We are now beginning to debate constitutional rights for children. Children who are sick have rights and one of them is access to the best medical care possible in the best environment. We all share a responsibility to ensure these rights are upheld. They include the best location, planning and design for the new hospital.

Things began well with the appointment of McKinseys by the Health Service Executive in December 2005 to review paediatric services in line with international best practice. Its core recommendations that tertiary level acute paediatric care should be centralised in a single hospital was welcomed by child health professionals.

But it was never going to be easy to amalgamate three existing children's hospitals. Change management best practice recommends involvement of the key stakeholders in the decision making process from the beginning. This would have identified potential flaws and resolved them in a way that gave ownership of the project to all the participants. This never happened.

I have already outlined the special needs of sick children, but we also need to look at their parents' needs. As director of nursing in Our Lady's Children's Hospital, I regularly meet parents who come from places as far away as Donegal, Mayo, Cork and Kerry.

Some of them spend weeks living in the hospital campus to be near their child. Often other children are with them.

One parent may stay for a prolonged period during which time both the child and parent are isolated from family, friends, community, and not least important in this day and age, keeping in touch with an employer or with their own business. It is not an easy experience but the existence of custom-made accommodation both in the hospital and the hospital grounds, with full support facilities, makes the experience easier.

Some children suffer from serious medical conditions from birth that necessitate emergency transfer to a children's hospital in Dublin. Mothers may be transferred with their critically ill child immediately after giving birth, when both are particularly vulnerable. They often sit with their baby in ICU where we try to make them as comfortable as possible.

It is essential that we have a national children's hospital co-located with a maternity hospital designed to deal with difficult births that provides adequate post natal care for these mothers. While Our Lady's welcomes the decision to centralise acute tertiary services for children in a single new children's hospital, we have serious concerns about the proposed location. These are:

  • The site is too small - a quarter of the size of Our Lady's hospital;
  • Putting three hospitals on such a site demands serious compromises on best practice;
  • There will be inadequate space for the co-location of a maternity hospital;
  • There will be no room for playgrounds;
  • There will be no natural light on the first five floors of the building because of surrounding structures;
  • Services will be fragmented because of space constraints, creating operational and administrative problems;
  • Rooms will be too small for parents to remain with their child, or even allow all medical equipment required by the child to be in the room;
  • Parents' accommodation will be off-site;
  • Research, development and education facilities will be off-site;
  • There will be no room for expansion - except upwards - exacerbating the problems already outlined;
  • The site proposed is on a flying freehold basis. The legal and planning implications of this, like so much else about the proposal, are unclear;
  • Access will be difficult for many parents and their sick children, who often arrive as emergencies from many parts of Ireland.

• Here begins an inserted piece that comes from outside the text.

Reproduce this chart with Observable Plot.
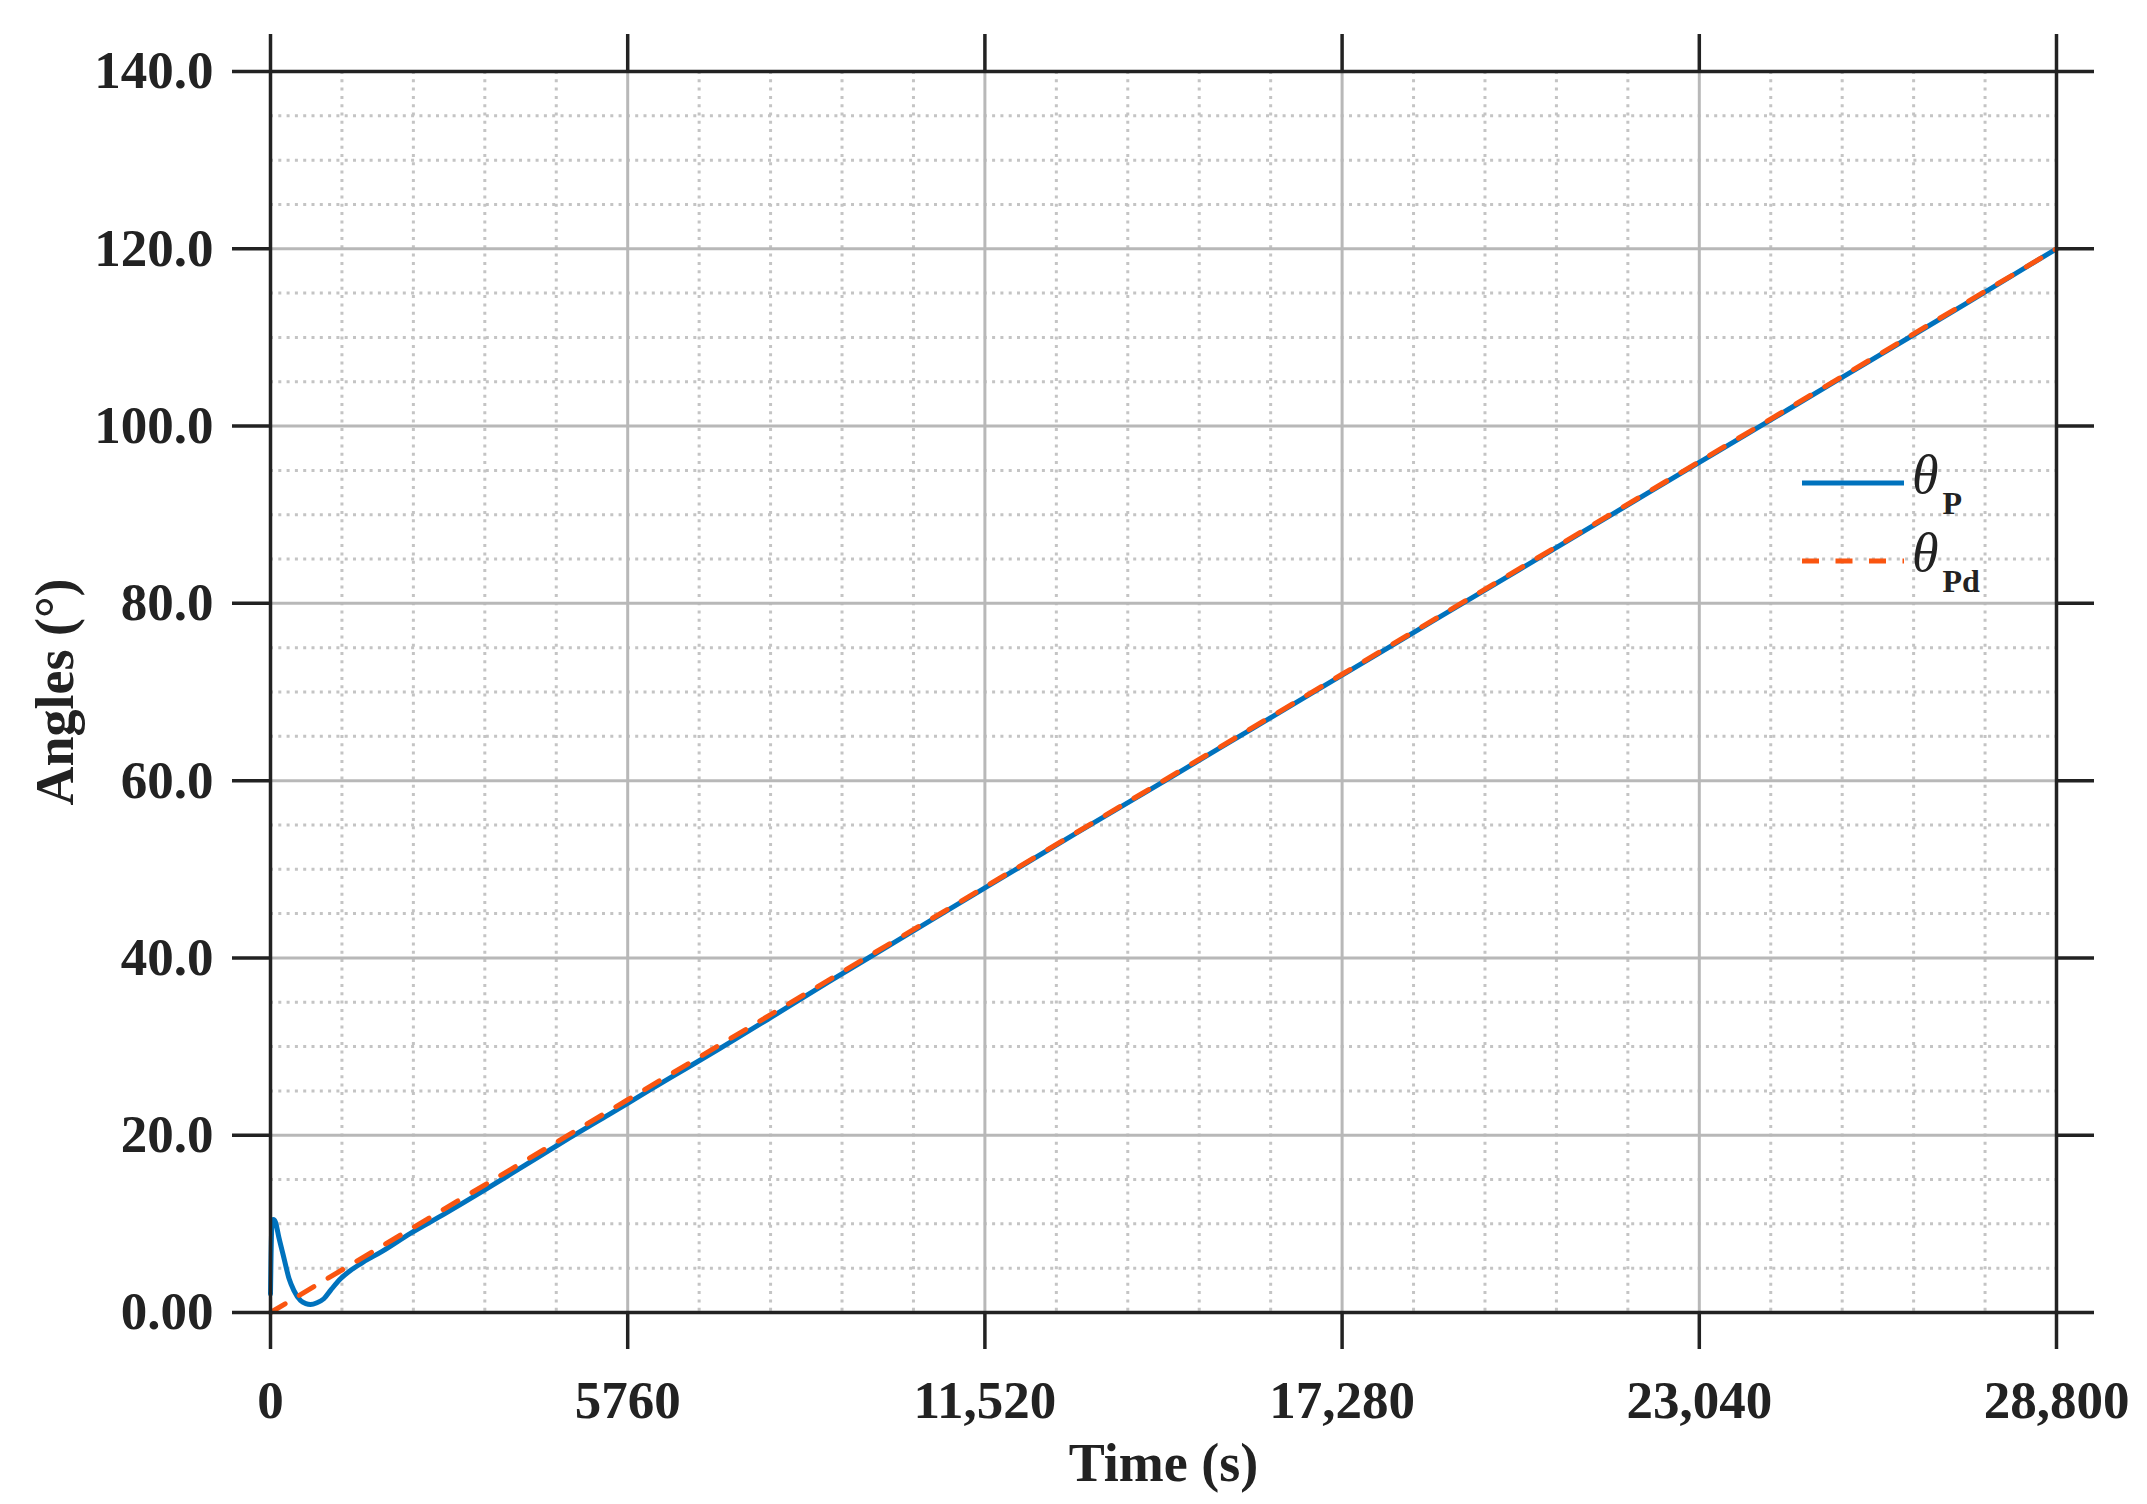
<!DOCTYPE html>
<html>
<head>
<meta charset="utf-8">
<script src="https://cdn.jsdelivr.net/npm/d3@7"></script>
<script src="https://cdn.jsdelivr.net/npm/@observablehq/plot@0.6"></script>
<style>
  html, body { margin: 0; padding: 0; background: #fff; }
  #wrap { position: relative; width: 2147px; height: 1504px; }
  #legend { position: absolute; left: 0; top: 0; pointer-events: none; }
</style>
</head>
<body>
<div id="wrap"></div>
<script>
// ---- data ----
const seriesNames = ["θP", "θPd"];

// θP (actual angle) : time (s), angle (°)
const thetaP_t = [0, 20, 45, 80, 134, 215, 300, 376, 484, 570, 645, 750, 860, 980, 1129, 1300, 1500, 1800, 2250, 2800, 3450, 4100, 4750, 5400, 5760, 6450, 7250, 8050, 9000, 10000, 11520, 13000, 14400, 15840, 17280, 18720, 20160, 21600, 23040, 24480, 25920, 27360, 28800];
const thetaP_v = [2.1, 9.5, 10.5, 10.2, 8.5, 6.2, 3.8, 2.5, 1.35, 1.0, 0.9, 1.1, 1.55, 2.6, 3.8, 4.8, 5.7, 6.9, 8.9, 11.1, 13.8, 16.6, 19.4, 22.1, 23.6, 26.5, 29.8, 33.2, 37.3, 41.5, 47.9, 54.1, 59.9, 65.9, 71.9, 77.9, 83.9, 89.9, 95.9, 101.9, 107.9, 113.9, 120.0];

// θPd (desired angle)
const thetaPd_t = [0, 5760, 11520, 17280, 23040, 28800];
const thetaPd_v = [0, 24.0, 48.0, 72.0, 96.0, 120.0];

// axes
const xTicks = [0, 5760, 11520, 17280, 23040, 28800];
const xTickLabels = ["0", "5760", "11,520", "17,280", "23,040", "28,800"];
const yTicks = [0, 20, 40, 60, 80, 100, 120, 140];
const yTickLabels = ["0.00", "20.0", "40.0", "60.0", "80.0", "100.0", "120.0", "140.0"];
const xMinorStep = 1152;
const yMinorStep = 5;
const xLabel = "Time (s)";
const yLabel = "Angles (°)";

// ---- build tables ----
const dataP = thetaP_t.map((t, i) => ({t, v: thetaP_v[i]}));
const dataPd = thetaPd_t.map((t, i) => ({t, v: thetaPd_v[i]}));
const xMax = xTicks[xTicks.length - 1];
const yMax = yTicks[yTicks.length - 1];
const xMinor = d3.range(0, xMax + 1, xMinorStep).filter(d => !xTicks.includes(d));
const yMinor = d3.range(0, yMax + 1, yMinorStep).filter(d => !yTicks.includes(d));
const xMajorGrid = xTicks.filter(d => d > 0 && d < xMax);
const yMajorGrid = yTicks.filter(d => d > 0 && d < yMax);
const xLab = new Map(xTicks.map((d, i) => [d, xTickLabels[i]]));
const yLab = new Map(yTicks.map((d, i) => [d, yTickLabels[i]]));

const FONT = "'Liberation Serif', 'Times New Roman', Times, serif";
const INK = "#222";
const BLUE = "#0072BD";
const ORANGE = "#FA5510";

const chart = Plot.plot({
  width: 2147,
  height: 1504,
  marginLeft: 270,
  marginRight: 91,
  marginTop: 71,
  marginBottom: 192,
  style: {fontFamily: FONT, fontSize: "53px", fontWeight: "bold", color: INK, background: "#fff"},
  x: {domain: [0, xMax], axis: null, label: null},
  y: {domain: [0, yMax], axis: null, label: null},
  marks: [
    // minor dotted grid
    Plot.ruleX(xMinor, {stroke: "#c4c4c4", strokeWidth: 3, strokeDasharray: "3,5.3"}),
    Plot.ruleY(yMinor, {stroke: "#c4c4c4", strokeWidth: 3, strokeDasharray: "3,5.3"}),
    // major grid
    Plot.ruleX(xMajorGrid, {stroke: "#b8b8b8", strokeWidth: 3}),
    Plot.ruleY(yMajorGrid, {stroke: "#b8b8b8", strokeWidth: 3}),
    // series
    Plot.line(dataP, {x: "t", y: "v", stroke: BLUE, strokeWidth: 5, curve: "monotone-x"}),
    Plot.line(dataPd, {x: "t", y: "v", stroke: ORANGE, strokeWidth: 5, strokeDasharray: "17,16.5"}),
    // frame lines
    Plot.ruleY([0, yMax], {stroke: INK, strokeWidth: 3.5}),
    Plot.ruleX([0, xMax], {stroke: INK, strokeWidth: 3.5}),
    // axes
    Plot.axisY(yTicks, {anchor: "left", label: null, tickSize: 38, tickPadding: 19, strokeWidth: 3.5, stroke: INK,
      tickFormat: d => yLab.get(d), fontSize: 53, fontWeight: "bold", fill: INK}),
    Plot.axisY(yTicks, {anchor: "right", label: null, tickSize: 37, strokeWidth: 3.5, stroke: INK, tickFormat: () => ""}),
    Plot.axisX(xTicks, {anchor: "bottom", label: null, tickSize: 37, tickPadding: 31, strokeWidth: 3.5, stroke: INK,
      tickFormat: d => xLab.get(d), fontSize: 53, fontWeight: "bold", fill: INK}),
    Plot.axisX(xTicks, {anchor: "top", label: null, tickSize: 38, strokeWidth: 3.5, stroke: INK, tickFormat: () => ""}),
    // axis titles
    Plot.text([xLabel], {frameAnchor: "bottom", dy: 168, lineAnchor: "bottom", textAnchor: "middle", fontSize: 54, fontWeight: "bold", fill: INK}),
    Plot.text([yLabel], {frameAnchor: "left", dx: -198, rotate: -90, lineAnchor: "bottom", textAnchor: "middle", fontSize: 54, fontWeight: "bold", fill: INK})
  ]
});

const wrap = document.getElementById("wrap");
wrap.appendChild(chart);

// legend overlay
const NS = "http://www.w3.org/2000/svg";
const leg = document.createElementNS(NS, "svg");
leg.setAttribute("id", "legend");
leg.setAttribute("width", 2147);
leg.setAttribute("height", 1504);
const entries = [
  {name: seriesNames[0], sub: "P", color: BLUE, dash: null, y: 483},
  {name: seriesNames[1], sub: "Pd", color: ORANGE, dash: "17,16.5", y: 561}
];
for (const e of entries) {
  const ln = document.createElementNS(NS, "line");
  ln.setAttribute("x1", 1802); ln.setAttribute("x2", 1904);
  ln.setAttribute("y1", e.y); ln.setAttribute("y2", e.y);
  ln.setAttribute("stroke", e.color); ln.setAttribute("stroke-width", 5);
  if (e.dash) ln.setAttribute("stroke-dasharray", e.dash);
  leg.appendChild(ln);
  const tx = document.createElementNS(NS, "text");
  tx.setAttribute("x", 1912); tx.setAttribute("y", e.y + 10);
  tx.setAttribute("font-family", FONT); tx.setAttribute("fill", INK);
  const th = document.createElementNS(NS, "tspan");
  th.setAttribute("font-style", "italic"); th.setAttribute("font-size", 54);
  th.textContent = "θ";
  const sb = document.createElementNS(NS, "tspan");
  sb.setAttribute("font-weight", "bold"); sb.setAttribute("font-size", 32);
  sb.setAttribute("dx", 4); sb.setAttribute("dy", 21);
  sb.textContent = e.sub;
  tx.appendChild(th); tx.appendChild(sb);
  leg.appendChild(tx);
}
wrap.appendChild(leg);
</script>
</body>
</html>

I recently attended a talk by the Children's Ombudsman, Emily Logan.

She spoke of the need to listen to children and help them articulate their needs. Health professionals in Our Lady's have worked with children and their families for 50 years.

We are well aware of the deficiencies in the existing services but we want a world class hospital and we should not settle for anything less.

Geraldine Regan is director of nursing at Our Lady's Children's Hospital, Crumlin and a member of the board.